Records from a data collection
::::::::

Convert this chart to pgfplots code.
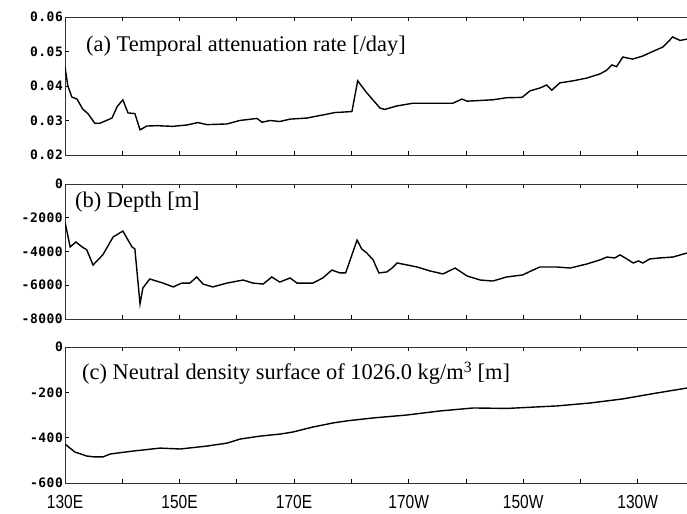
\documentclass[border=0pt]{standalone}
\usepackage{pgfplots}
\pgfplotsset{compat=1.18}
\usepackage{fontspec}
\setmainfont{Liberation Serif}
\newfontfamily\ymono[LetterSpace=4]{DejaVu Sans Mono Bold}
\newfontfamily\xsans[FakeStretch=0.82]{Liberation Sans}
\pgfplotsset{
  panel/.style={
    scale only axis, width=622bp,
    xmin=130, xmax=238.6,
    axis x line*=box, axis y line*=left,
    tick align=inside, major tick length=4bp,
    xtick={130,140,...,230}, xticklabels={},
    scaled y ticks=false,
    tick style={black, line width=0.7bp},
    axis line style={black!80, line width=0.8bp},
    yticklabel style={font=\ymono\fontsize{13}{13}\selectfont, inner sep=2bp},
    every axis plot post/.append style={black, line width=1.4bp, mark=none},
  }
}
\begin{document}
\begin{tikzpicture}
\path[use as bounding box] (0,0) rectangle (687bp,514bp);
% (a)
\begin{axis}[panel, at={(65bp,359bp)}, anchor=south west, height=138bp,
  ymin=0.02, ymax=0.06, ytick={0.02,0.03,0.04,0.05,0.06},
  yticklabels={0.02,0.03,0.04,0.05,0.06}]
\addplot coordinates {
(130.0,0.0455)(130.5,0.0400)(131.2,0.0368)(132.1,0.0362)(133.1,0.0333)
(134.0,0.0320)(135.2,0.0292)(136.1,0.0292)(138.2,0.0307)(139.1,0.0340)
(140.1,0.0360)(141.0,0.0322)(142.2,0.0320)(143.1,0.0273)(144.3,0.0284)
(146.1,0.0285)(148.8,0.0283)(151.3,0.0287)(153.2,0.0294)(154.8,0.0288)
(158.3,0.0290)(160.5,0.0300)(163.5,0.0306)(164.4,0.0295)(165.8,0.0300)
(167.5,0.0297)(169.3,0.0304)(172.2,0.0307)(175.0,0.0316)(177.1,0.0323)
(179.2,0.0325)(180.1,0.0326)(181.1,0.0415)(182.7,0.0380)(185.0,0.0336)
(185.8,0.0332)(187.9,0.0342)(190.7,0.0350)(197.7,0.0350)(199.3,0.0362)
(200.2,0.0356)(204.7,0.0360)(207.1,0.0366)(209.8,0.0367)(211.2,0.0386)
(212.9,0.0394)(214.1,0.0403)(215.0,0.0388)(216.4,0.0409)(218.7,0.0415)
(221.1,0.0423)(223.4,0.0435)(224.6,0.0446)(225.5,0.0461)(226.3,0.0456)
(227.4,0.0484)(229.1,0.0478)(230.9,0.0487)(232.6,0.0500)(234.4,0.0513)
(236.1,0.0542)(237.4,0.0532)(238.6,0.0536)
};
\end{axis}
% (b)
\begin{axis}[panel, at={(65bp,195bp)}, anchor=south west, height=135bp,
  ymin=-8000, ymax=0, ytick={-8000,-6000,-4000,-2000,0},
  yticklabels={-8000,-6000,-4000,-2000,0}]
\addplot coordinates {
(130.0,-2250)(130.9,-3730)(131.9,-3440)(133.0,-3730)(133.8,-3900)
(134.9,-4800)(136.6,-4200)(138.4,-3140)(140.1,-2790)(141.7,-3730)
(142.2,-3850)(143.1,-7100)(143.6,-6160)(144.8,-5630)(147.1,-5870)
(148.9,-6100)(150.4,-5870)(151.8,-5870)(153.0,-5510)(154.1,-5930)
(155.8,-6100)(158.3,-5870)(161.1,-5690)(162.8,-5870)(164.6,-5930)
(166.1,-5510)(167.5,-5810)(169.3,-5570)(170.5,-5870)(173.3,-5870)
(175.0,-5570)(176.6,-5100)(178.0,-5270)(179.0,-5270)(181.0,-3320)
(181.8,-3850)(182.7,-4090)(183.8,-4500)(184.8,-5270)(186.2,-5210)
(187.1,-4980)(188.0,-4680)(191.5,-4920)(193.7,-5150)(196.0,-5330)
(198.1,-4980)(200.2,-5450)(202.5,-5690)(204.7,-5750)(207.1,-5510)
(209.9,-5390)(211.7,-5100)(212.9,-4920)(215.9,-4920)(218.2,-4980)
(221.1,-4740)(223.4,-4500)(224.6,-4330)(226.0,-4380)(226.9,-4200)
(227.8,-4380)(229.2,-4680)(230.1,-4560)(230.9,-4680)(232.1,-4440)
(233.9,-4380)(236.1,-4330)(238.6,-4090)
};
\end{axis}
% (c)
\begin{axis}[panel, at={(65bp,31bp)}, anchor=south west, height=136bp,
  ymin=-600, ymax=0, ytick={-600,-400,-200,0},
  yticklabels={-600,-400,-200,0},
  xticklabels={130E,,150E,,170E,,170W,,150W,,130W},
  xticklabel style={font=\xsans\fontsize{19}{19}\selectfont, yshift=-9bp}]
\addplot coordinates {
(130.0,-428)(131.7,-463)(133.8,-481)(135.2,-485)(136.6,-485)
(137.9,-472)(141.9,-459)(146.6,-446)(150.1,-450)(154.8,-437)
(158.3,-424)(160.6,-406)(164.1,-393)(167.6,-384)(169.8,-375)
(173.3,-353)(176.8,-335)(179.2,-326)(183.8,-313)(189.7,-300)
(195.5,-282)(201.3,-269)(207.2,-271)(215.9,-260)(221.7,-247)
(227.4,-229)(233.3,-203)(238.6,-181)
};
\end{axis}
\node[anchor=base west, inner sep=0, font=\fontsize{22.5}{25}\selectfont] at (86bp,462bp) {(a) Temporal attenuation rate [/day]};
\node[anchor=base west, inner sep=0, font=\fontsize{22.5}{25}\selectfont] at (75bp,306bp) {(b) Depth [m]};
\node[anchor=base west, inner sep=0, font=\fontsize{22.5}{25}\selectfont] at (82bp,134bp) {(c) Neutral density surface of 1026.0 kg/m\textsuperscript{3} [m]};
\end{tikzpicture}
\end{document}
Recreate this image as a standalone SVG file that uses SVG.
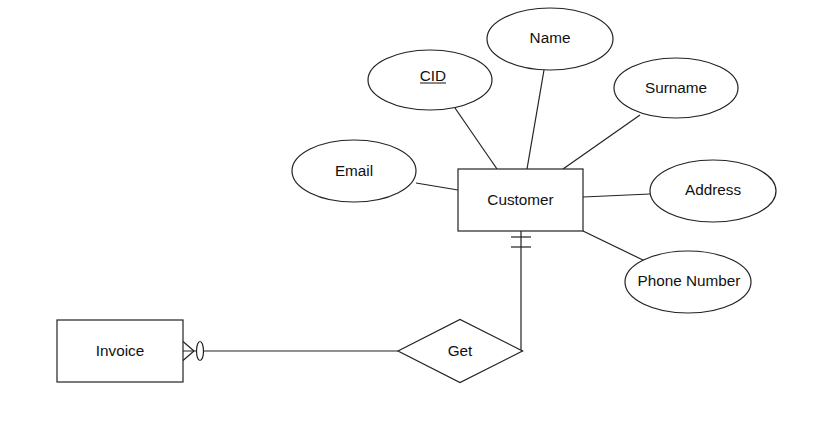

::::::::

Output the records above exactly; leave out the pictures.

§ RESPONSE TO THIS TASK:
Convert this chart to pgfplots code.
\documentclass[border=0pt]{standalone}
\usepackage{pgfplots}
\pgfplotsset{compat=1.18}
\usepackage{fontspec}
\setmainfont{Liberation Serif}
\newfontfamily\ymono[LetterSpace=4]{DejaVu Sans Mono Bold}
\newfontfamily\xsans[FakeStretch=0.82]{Liberation Sans}
\pgfplotsset{
  panel/.style={
    scale only axis, width=622bp,
    xmin=130, xmax=238.6,
    axis x line*=box, axis y line*=left,
    tick align=inside, major tick length=4bp,
    xtick={130,140,...,230}, xticklabels={},
    scaled y ticks=false,
    tick style={black, line width=0.7bp},
    axis line style={black!80, line width=0.8bp},
    yticklabel style={font=\ymono\fontsize{13}{13}\selectfont, inner sep=2bp},
    every axis plot post/.append style={black, line width=1.4bp, mark=none},
  }
}
\begin{document}
\begin{tikzpicture}
\path[use as bounding box] (0,0) rectangle (687bp,514bp);
% (a)
\begin{axis}[panel, at={(65bp,359bp)}, anchor=south west, height=138bp,
  ymin=0.02, ymax=0.06, ytick={0.02,0.03,0.04,0.05,0.06},
  yticklabels={0.02,0.03,0.04,0.05,0.06}]
\addplot coordinates {
(130.0,0.0455)(130.5,0.0400)(131.2,0.0368)(132.1,0.0362)(133.1,0.0333)
(134.0,0.0320)(135.2,0.0292)(136.1,0.0292)(138.2,0.0307)(139.1,0.0340)
(140.1,0.0360)(141.0,0.0322)(142.2,0.0320)(143.1,0.0273)(144.3,0.0284)
(146.1,0.0285)(148.8,0.0283)(151.3,0.0287)(153.2,0.0294)(154.8,0.0288)
(158.3,0.0290)(160.5,0.0300)(163.5,0.0306)(164.4,0.0295)(165.8,0.0300)
(167.5,0.0297)(169.3,0.0304)(172.2,0.0307)(175.0,0.0316)(177.1,0.0323)
(179.2,0.0325)(180.1,0.0326)(181.1,0.0415)(182.7,0.0380)(185.0,0.0336)
(185.8,0.0332)(187.9,0.0342)(190.7,0.0350)(197.7,0.0350)(199.3,0.0362)
(200.2,0.0356)(204.7,0.0360)(207.1,0.0366)(209.8,0.0367)(211.2,0.0386)
(212.9,0.0394)(214.1,0.0403)(215.0,0.0388)(216.4,0.0409)(218.7,0.0415)
(221.1,0.0423)(223.4,0.0435)(224.6,0.0446)(225.5,0.0461)(226.3,0.0456)
(227.4,0.0484)(229.1,0.0478)(230.9,0.0487)(232.6,0.0500)(234.4,0.0513)
(236.1,0.0542)(237.4,0.0532)(238.6,0.0536)
};
\end{axis}
% (b)
\begin{axis}[panel, at={(65bp,195bp)}, anchor=south west, height=135bp,
  ymin=-8000, ymax=0, ytick={-8000,-6000,-4000,-2000,0},
  yticklabels={-8000,-6000,-4000,-2000,0}]
\addplot coordinates {
(130.0,-2250)(130.9,-3730)(131.9,-3440)(133.0,-3730)(133.8,-3900)
(134.9,-4800)(136.6,-4200)(138.4,-3140)(140.1,-2790)(141.7,-3730)
(142.2,-3850)(143.1,-7100)(143.6,-6160)(144.8,-5630)(147.1,-5870)
(148.9,-6100)(150.4,-5870)(151.8,-5870)(153.0,-5510)(154.1,-5930)
(155.8,-6100)(158.3,-5870)(161.1,-5690)(162.8,-5870)(164.6,-5930)
(166.1,-5510)(167.5,-5810)(169.3,-5570)(170.5,-5870)(173.3,-5870)
(175.0,-5570)(176.6,-5100)(178.0,-5270)(179.0,-5270)(181.0,-3320)
(181.8,-3850)(182.7,-4090)(183.8,-4500)(184.8,-5270)(186.2,-5210)
(187.1,-4980)(188.0,-4680)(191.5,-4920)(193.7,-5150)(196.0,-5330)
(198.1,-4980)(200.2,-5450)(202.5,-5690)(204.7,-5750)(207.1,-5510)
(209.9,-5390)(211.7,-5100)(212.9,-4920)(215.9,-4920)(218.2,-4980)
(221.1,-4740)(223.4,-4500)(224.6,-4330)(226.0,-4380)(226.9,-4200)
(227.8,-4380)(229.2,-4680)(230.1,-4560)(230.9,-4680)(232.1,-4440)
(233.9,-4380)(236.1,-4330)(238.6,-4090)
};
\end{axis}
% (c)
\begin{axis}[panel, at={(65bp,31bp)}, anchor=south west, height=136bp,
  ymin=-600, ymax=0, ytick={-600,-400,-200,0},
  yticklabels={-600,-400,-200,0},
  xticklabels={130E,,150E,,170E,,170W,,150W,,130W},
  xticklabel style={font=\xsans\fontsize{19}{19}\selectfont, yshift=-9bp}]
\addplot coordinates {
(130.0,-428)(131.7,-463)(133.8,-481)(135.2,-485)(136.6,-485)
(137.9,-472)(141.9,-459)(146.6,-446)(150.1,-450)(154.8,-437)
(158.3,-424)(160.6,-406)(164.1,-393)(167.6,-384)(169.8,-375)
(173.3,-353)(176.8,-335)(179.2,-326)(183.8,-313)(189.7,-300)
(195.5,-282)(201.3,-269)(207.2,-271)(215.9,-260)(221.7,-247)
(227.4,-229)(233.3,-203)(238.6,-181)
};
\end{axis}
\node[anchor=base west, inner sep=0, font=\fontsize{22.5}{25}\selectfont] at (86bp,462bp) {(a) Temporal attenuation rate [/day]};
\node[anchor=base west, inner sep=0, font=\fontsize{22.5}{25}\selectfont] at (75bp,306bp) {(b) Depth [m]};
\node[anchor=base west, inner sep=0, font=\fontsize{22.5}{25}\selectfont] at (82bp,134bp) {(c) Neutral density surface of 1026.0 kg/m\textsuperscript{3} [m]};
\end{tikzpicture}
\end{document}
Recreate this image as a standalone SVG file that uses SVG.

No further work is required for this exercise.